Shiny New E-Book Gizmo: The Amazon Kindle


View Full Version : Google Books -> eBook.


rrm3
08-04-2007, 10:38 PM
Hello there, I have not posted here before. I wanted to start documenting a good process to download a book from Google Books (which is scanned images) and prepare it for submission to pgdp.net using netpbm, imagemagick, tesseract, and abiword (all of which I believe can be made to run on most platforms).

The idea is for the professionals who are already doing this with free software to share how to do it quicker and better.

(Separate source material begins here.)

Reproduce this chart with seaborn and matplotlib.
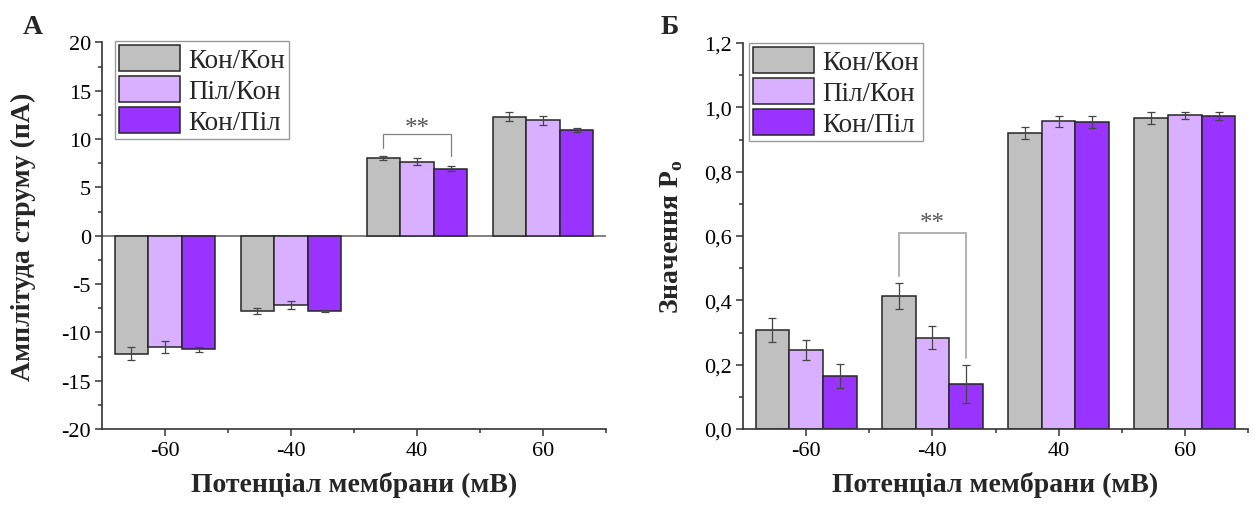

# first, convert the PDF into images files (one image per page).
$ pdftoppm Book.pdf Book

# next, remove any extraneous border from each image file.
$ for i in Book-*.ppm; do pnmcrop $i > `basename $i .ppm`-crop.pnm; done

# convert each image file into a format the ocr software likes.
$ for i in Book-*-crop.pnm; do pnmtotiff $i > `basename $i -crop.pnm`.tiff; done
$ for i in Book-*.tiff; do convert $i -colorspace GRAY -depth 8 `basename $i .tiff`-ocr.tiff; done

# run each image file through the ocr software.
$ for i in Book-*-ocr.tiff; do tesseract $i `basename $i -ocr.tiff`; done

# covert page images to png files.
$ for i in Book-*-ocr.tiff; do convert $i `basename $i -ocr.tiff`.png; done

# make directories for Guiprep.
$ mkdir text pngs
$ mv *.png pngs/
$ mv *.txt text/

This is as far as I've gotten so far. Nice to meet you.

kovidgoyal
08-05-2007, 12:37 AM
Does tesseract preserve text formating (bold, italic). Does it extract images (regions it cannot interpret as text) and if it does, does it preserve the position of the image on the page?

rrm3
08-05-2007, 01:01 AM
no, tesseract does not. I think that is/will be implemented in ocropus (also hosted on google code). I have not tried it yet though.

kovidgoyal
08-05-2007, 01:03 AM
then you're better off using pdftohtml, atleast for text based pdfs. Though I guess this is still useful for scan based PDFs like the google books. I'm surprised google doesn't offer an OCRed version.

rrm3
08-05-2007, 01:30 AM
err... right. It would sure be nice if they did. They were the whole reason I ordered this thing a few days ago. It was so frustrating to find out that I couldn't view them on my little reader.